WORK TO DO:
Working from the top of the listing below, retype each line through the line containing "import numpy as np", both included, with no pictures.

RECORDED INFORMATION:
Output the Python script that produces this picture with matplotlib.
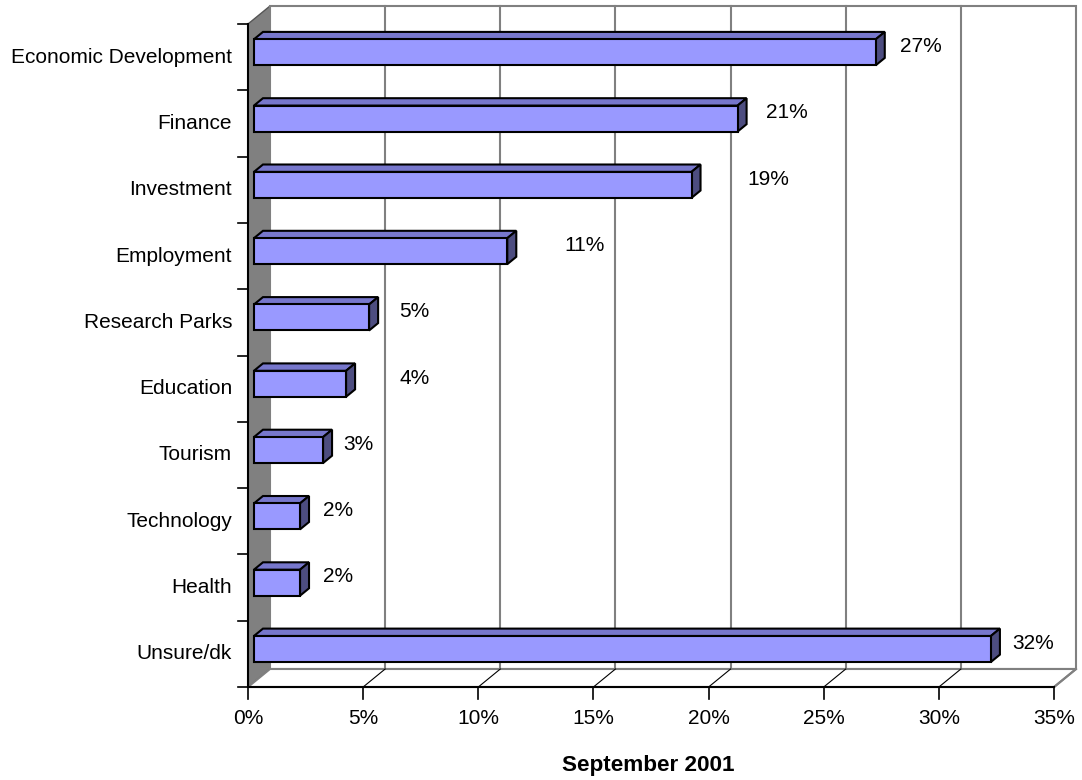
import matplotlib
matplotlib.use('Agg')
from matplotlib import pyplot as plt
from matplotlib.patches import Polygon
import numpy as np

categories = ["Economic Development", "Finance", "Investment", "Employment", "Research Parks",
              "Education", "Tourism", "Technology", "Health", "Unsure/dk"]
values = [27, 21, 19, 11, 5, 4, 3, 2, 2, 32]
value_labels = ["27%", "21%", "19%", "11%", "5%", "4%", "3%", "2%", "2%", "32%"]
x_ticks = [0, 5, 10, 15, 20, 25, 30, 35]
x_tick_labels = ["0%", "5%", "10%", "15%", "20%", "25%", "30%", "35%"]
title = "September 2001"

# where excel put the value labels (in % along the front plane)
label_x = [29.2, 23.4, 22.6, 14.6, 7.2, 7.25, 4.8, 3.9, 3.9, 34.1]

plt.rcParams['font.family'] = ['Liberation Sans', 'DejaVu Sans']
FS = 15

# pixel layout of the front plane
PX_PER_PCT = 23.03
PX_PER_CAT = 66.3
X0, Y0 = 248, 687
W, H = 1082, 780

# 3d depth in data units
DX = 22 / PX_PER_PCT
DY = 18 / PX_PER_CAT
f1, f2 = 0.27, 0.68
bar_h = 26 / PX_PER_CAT

face = "#9999FF"
top_c = "#7777CC"
side_c = "#4D4D80"
wall = "#808080"

fig = plt.figure(figsize=(W / 100, H / 100), dpi=100)
ax = fig.add_axes([0, 0, 1, 1])
ax.set_xlim(-X0 / PX_PER_PCT, (W - X0) / PX_PER_PCT)
ax.set_ylim((Y0 - H) / PX_PER_CAT, Y0 / PX_PER_CAT)
ax.axis('off')

n = len(categories)
xmax = x_ticks[-1]

# left side wall
ax.add_patch(Polygon([(0, 0), (0, n), (DX, n + DY), (DX, DY)], closed=True,
                     facecolor=wall, edgecolor="#555555", lw=1, zorder=1))
# back wall
ax.add_patch(Polygon([(DX, DY), (DX, n + DY), (xmax + DX, n + DY), (xmax + DX, DY)], closed=True,
                     facecolor="white", edgecolor=wall, lw=1.5, zorder=1))
# floor
ax.add_patch(Polygon([(0, 0), (xmax, 0), (xmax + DX, DY), (DX, DY)], closed=True,
                     facecolor="white", edgecolor=wall, lw=1.5, zorder=1))
for t in x_ticks[1:-1]:
    ax.plot([t + DX, t + DX], [DY, n + DY], color=wall, lw=1.5, zorder=2)
    ax.plot([t, t + DX], [0, DY], color="black", lw=0.8, zorder=2)
ax.plot([xmax, xmax + DX], [0, DY], color=wall, lw=1.5, zorder=2)

# front axes + ticks
ax.plot([0, 0], [0, n], color="black", lw=1.5, zorder=3)
ax.plot([0, xmax], [0, 0], color="black", lw=1.5, zorder=3)
for k in range(n + 1):
    ax.plot([-10 / PX_PER_PCT, 0], [k, k], color="black", lw=1.2, zorder=3)
for t, lab in zip(x_ticks, x_tick_labels):
    ax.plot([t, t], [0, -12 / PX_PER_CAT], color="black", lw=1.2, zorder=3)
    ax.text(t, -31 / PX_PER_CAT, lab, ha="center", va="center", fontsize=FS)

centers = n - 0.5 - np.arange(n)

# bars: front face, then top and side faces
ax.barh(centers + f1 * DY, values, height=bar_h, left=f1 * DX,
        color=face, edgecolor="black", lw=1.5, zorder=5)
ddx, ddy = (f2 - f1) * DX, (f2 - f1) * DY
for c, v in zip(centers, values):
    x_l = f1 * DX
    x_r = v + f1 * DX
    y_t = c + f1 * DY + bar_h / 2
    y_b = c + f1 * DY - bar_h / 2
    ax.add_patch(Polygon([(x_l, y_t), (x_r, y_t), (x_r + ddx, y_t + ddy), (x_l + ddx, y_t + ddy)],
                         closed=True, facecolor=top_c, edgecolor="black", lw=1.5, zorder=4))
    ax.add_patch(Polygon([(x_r, y_b), (x_r, y_t), (x_r + ddx, y_t + ddy), (x_r + ddx, y_b + ddy)],
                         closed=True, facecolor=side_c, edgecolor="black", lw=1.5, zorder=4))

for c, lab in zip(centers, categories):
    ax.text(-16 / PX_PER_PCT, c, lab, ha="right", va="center", fontsize=FS)

for c, lx, lab in zip(centers, label_x, value_labels):
    ax.text(lx, c + 0.16, lab, ha="center", va="center", fontsize=FS)

ax.text(17.37, -79 / PX_PER_CAT, title, ha="center", va="center",
        fontsize=16.2, fontweight="bold")

plt.savefig("out.png", dpi=100)
plt.close(fig)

SOLUTION BELOW:
Output the Python script that produces this picture with matplotlib.
import matplotlib
matplotlib.use('Agg')
from matplotlib import pyplot as plt
from matplotlib.patches import Polygon
import numpy as np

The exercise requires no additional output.